◆ Direction: Note each line where "drawn" appears, and copy it.

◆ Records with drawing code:
====
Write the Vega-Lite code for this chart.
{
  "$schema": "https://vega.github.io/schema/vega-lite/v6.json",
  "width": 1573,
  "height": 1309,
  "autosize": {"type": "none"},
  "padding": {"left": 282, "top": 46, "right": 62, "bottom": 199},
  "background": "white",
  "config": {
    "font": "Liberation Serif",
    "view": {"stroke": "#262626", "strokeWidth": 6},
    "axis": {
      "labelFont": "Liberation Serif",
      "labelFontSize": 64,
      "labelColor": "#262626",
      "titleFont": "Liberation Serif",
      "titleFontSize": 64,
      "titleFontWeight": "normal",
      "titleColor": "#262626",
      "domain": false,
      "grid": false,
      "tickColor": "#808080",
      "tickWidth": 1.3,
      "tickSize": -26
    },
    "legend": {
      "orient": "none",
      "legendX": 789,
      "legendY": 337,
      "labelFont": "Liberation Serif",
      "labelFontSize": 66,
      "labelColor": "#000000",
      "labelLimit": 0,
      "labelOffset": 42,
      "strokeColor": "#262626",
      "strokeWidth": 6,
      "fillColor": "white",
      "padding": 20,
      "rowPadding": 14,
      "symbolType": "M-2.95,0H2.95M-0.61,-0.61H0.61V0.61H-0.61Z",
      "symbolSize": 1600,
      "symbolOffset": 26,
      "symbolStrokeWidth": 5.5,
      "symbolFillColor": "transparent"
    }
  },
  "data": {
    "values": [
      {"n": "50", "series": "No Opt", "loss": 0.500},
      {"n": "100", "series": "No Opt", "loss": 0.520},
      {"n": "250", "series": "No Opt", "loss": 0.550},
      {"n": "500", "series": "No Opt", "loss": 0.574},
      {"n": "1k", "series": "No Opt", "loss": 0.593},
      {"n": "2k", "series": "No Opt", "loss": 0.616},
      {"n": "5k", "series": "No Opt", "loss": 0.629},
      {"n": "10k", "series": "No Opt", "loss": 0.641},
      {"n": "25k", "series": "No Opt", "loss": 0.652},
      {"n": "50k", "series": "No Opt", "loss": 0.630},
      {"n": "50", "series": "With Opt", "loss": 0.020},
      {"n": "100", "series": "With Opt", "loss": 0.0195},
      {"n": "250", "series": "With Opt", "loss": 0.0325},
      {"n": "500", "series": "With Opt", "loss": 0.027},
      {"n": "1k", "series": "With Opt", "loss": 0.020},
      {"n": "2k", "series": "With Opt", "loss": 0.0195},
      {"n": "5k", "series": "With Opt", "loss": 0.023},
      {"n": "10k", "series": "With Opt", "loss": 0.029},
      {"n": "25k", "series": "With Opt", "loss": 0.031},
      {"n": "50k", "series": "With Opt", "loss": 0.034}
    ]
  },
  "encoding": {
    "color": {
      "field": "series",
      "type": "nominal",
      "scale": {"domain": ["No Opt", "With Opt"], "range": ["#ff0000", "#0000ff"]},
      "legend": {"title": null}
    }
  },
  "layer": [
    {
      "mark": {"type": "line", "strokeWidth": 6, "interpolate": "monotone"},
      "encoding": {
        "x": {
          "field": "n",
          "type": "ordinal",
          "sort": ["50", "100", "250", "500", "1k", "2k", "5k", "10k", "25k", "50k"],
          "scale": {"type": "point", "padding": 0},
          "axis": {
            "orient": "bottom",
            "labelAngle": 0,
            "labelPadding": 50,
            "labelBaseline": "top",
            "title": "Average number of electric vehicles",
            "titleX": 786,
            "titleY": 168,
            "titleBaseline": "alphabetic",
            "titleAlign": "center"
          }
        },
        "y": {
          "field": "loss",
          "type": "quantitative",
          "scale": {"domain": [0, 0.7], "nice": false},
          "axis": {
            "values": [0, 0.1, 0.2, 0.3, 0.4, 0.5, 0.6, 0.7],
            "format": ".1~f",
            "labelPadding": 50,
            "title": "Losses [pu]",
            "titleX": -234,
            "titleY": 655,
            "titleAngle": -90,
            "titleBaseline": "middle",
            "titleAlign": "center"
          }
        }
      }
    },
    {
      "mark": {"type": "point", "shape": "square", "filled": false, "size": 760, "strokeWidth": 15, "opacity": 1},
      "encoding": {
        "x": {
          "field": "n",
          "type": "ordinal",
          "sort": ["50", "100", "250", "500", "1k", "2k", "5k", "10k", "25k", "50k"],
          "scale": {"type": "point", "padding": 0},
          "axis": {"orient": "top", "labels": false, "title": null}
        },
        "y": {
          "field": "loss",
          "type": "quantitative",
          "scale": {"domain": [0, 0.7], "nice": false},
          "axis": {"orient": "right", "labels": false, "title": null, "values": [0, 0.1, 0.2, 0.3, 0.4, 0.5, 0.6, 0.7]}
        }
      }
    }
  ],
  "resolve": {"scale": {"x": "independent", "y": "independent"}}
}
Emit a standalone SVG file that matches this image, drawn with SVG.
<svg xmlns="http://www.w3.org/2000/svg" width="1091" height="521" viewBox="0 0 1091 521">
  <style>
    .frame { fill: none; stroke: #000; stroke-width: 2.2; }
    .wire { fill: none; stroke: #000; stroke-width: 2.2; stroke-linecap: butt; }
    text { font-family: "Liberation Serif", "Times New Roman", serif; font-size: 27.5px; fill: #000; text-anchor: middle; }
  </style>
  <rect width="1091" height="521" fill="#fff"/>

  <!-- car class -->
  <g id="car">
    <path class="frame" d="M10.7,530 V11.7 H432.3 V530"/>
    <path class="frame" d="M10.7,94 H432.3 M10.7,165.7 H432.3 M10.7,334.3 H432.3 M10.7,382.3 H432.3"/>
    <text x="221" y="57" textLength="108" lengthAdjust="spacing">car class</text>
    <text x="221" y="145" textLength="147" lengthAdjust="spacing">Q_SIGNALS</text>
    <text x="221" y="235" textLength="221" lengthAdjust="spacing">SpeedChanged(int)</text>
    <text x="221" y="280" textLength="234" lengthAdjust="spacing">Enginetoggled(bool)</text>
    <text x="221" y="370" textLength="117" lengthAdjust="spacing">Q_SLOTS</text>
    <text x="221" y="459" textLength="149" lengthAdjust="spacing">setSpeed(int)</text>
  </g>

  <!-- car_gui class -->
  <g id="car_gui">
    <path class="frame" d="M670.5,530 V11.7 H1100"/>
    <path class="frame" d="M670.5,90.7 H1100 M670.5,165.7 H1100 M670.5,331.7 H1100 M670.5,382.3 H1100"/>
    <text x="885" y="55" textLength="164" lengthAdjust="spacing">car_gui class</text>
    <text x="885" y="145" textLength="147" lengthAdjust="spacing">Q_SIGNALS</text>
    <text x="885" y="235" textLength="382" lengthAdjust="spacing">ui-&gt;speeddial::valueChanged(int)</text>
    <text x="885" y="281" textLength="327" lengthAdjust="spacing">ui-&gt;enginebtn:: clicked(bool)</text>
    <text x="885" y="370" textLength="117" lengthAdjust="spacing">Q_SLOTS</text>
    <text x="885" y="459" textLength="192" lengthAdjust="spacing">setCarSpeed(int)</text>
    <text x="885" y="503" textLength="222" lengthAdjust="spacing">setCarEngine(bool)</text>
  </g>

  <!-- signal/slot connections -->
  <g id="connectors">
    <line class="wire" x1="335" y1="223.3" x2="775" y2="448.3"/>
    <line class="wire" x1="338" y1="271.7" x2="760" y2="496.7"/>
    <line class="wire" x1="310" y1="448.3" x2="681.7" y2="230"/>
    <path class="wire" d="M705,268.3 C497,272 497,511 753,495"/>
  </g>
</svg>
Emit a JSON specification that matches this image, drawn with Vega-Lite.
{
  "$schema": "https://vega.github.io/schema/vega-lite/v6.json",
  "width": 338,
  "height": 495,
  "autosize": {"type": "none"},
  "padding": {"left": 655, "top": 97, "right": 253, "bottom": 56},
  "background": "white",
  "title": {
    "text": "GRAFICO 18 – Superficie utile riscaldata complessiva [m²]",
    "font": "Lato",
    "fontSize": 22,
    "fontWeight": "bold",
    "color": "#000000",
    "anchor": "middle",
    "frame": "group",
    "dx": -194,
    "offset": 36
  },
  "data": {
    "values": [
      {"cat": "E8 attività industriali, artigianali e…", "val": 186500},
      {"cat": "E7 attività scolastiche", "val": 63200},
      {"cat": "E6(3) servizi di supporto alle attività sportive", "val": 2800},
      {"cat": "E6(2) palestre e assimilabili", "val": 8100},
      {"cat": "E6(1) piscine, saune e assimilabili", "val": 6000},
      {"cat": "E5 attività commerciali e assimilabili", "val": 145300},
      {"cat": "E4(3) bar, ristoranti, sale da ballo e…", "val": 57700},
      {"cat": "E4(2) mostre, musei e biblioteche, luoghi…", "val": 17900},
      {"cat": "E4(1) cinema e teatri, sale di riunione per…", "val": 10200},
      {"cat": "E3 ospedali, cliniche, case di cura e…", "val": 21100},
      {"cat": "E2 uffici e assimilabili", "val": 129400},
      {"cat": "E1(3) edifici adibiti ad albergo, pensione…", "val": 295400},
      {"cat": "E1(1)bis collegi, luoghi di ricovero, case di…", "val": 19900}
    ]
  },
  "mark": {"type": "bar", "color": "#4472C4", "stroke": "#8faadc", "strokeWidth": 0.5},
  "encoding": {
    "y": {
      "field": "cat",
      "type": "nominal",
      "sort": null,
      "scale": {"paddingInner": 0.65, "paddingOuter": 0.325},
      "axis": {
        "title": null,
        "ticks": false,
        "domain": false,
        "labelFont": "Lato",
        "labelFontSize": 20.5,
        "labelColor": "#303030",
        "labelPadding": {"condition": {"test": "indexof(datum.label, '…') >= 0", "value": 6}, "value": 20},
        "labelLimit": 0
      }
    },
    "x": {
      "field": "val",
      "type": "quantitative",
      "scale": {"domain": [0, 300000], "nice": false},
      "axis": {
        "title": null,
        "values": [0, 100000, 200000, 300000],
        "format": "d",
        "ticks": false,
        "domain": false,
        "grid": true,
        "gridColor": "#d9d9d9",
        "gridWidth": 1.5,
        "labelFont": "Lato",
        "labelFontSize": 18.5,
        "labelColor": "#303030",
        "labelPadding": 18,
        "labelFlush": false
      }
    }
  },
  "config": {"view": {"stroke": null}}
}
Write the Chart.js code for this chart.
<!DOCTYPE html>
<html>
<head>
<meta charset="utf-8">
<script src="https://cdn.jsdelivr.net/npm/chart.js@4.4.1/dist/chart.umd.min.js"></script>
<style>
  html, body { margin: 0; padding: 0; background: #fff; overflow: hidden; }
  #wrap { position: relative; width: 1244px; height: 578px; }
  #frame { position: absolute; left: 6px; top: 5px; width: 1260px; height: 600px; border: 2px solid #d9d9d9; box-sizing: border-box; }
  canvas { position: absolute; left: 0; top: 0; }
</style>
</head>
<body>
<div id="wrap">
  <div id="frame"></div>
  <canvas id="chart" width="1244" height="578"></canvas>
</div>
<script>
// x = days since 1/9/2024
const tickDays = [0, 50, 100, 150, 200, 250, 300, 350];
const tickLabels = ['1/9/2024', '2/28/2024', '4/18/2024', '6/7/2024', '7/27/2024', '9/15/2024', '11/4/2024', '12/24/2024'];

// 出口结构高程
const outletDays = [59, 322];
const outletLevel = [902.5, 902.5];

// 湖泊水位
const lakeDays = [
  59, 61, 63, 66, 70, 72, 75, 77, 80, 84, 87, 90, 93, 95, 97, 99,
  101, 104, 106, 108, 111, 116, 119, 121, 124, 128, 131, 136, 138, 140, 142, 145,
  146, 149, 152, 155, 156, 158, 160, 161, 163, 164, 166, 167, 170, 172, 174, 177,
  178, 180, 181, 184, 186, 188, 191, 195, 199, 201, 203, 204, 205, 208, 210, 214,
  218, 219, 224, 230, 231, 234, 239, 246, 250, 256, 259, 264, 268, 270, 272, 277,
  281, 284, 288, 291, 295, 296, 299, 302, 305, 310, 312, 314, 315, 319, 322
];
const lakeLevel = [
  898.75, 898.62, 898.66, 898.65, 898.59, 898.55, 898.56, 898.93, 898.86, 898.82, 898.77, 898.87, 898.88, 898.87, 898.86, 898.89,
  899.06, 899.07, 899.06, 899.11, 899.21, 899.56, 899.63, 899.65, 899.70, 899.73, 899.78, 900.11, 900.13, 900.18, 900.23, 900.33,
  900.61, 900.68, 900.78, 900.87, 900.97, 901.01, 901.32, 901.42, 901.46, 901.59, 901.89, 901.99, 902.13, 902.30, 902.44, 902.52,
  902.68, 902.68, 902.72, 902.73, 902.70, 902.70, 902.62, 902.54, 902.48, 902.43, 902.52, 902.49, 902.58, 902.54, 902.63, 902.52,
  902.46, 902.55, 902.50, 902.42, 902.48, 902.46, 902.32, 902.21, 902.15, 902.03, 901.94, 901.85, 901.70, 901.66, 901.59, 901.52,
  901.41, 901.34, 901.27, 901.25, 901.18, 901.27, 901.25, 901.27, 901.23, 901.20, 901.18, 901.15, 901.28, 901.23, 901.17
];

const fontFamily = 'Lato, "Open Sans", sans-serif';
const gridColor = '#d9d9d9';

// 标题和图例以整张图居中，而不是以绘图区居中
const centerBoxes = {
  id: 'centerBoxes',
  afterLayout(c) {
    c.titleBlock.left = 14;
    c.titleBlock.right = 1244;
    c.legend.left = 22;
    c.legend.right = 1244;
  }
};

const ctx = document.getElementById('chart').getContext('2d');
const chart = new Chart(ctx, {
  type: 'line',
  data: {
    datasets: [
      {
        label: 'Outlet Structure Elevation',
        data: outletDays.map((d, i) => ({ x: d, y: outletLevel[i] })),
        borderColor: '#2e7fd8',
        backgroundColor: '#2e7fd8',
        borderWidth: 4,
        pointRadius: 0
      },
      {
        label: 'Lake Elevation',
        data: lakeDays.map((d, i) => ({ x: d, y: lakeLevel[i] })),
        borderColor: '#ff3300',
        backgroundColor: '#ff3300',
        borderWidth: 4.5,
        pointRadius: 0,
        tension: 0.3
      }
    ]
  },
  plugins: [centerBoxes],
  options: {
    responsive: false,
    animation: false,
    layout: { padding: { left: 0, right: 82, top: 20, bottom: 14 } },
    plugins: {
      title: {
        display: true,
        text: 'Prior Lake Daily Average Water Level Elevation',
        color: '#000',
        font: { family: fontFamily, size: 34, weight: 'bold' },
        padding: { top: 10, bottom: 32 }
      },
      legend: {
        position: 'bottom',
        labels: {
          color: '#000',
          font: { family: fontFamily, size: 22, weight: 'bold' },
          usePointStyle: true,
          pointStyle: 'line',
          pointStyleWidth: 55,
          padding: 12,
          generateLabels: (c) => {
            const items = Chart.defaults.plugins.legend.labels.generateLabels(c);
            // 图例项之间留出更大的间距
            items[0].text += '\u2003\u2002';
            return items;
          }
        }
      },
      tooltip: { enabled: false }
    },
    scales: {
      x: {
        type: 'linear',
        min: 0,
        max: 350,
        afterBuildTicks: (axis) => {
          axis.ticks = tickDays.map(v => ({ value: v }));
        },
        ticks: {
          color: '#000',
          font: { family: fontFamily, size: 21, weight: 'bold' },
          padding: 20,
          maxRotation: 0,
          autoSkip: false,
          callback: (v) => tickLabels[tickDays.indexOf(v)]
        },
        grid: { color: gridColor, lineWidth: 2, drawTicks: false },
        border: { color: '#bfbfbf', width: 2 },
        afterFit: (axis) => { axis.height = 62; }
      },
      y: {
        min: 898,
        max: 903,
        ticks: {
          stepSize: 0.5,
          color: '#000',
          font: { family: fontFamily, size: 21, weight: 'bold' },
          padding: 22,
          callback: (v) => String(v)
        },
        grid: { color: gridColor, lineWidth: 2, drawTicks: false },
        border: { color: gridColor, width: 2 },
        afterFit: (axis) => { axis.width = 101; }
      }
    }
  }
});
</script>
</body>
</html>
====
◆ Finished answer:
Emit a standalone SVG file that matches this image, drawn with SVG.
Emit a JSON specification that matches this image, drawn with Vega-Lite.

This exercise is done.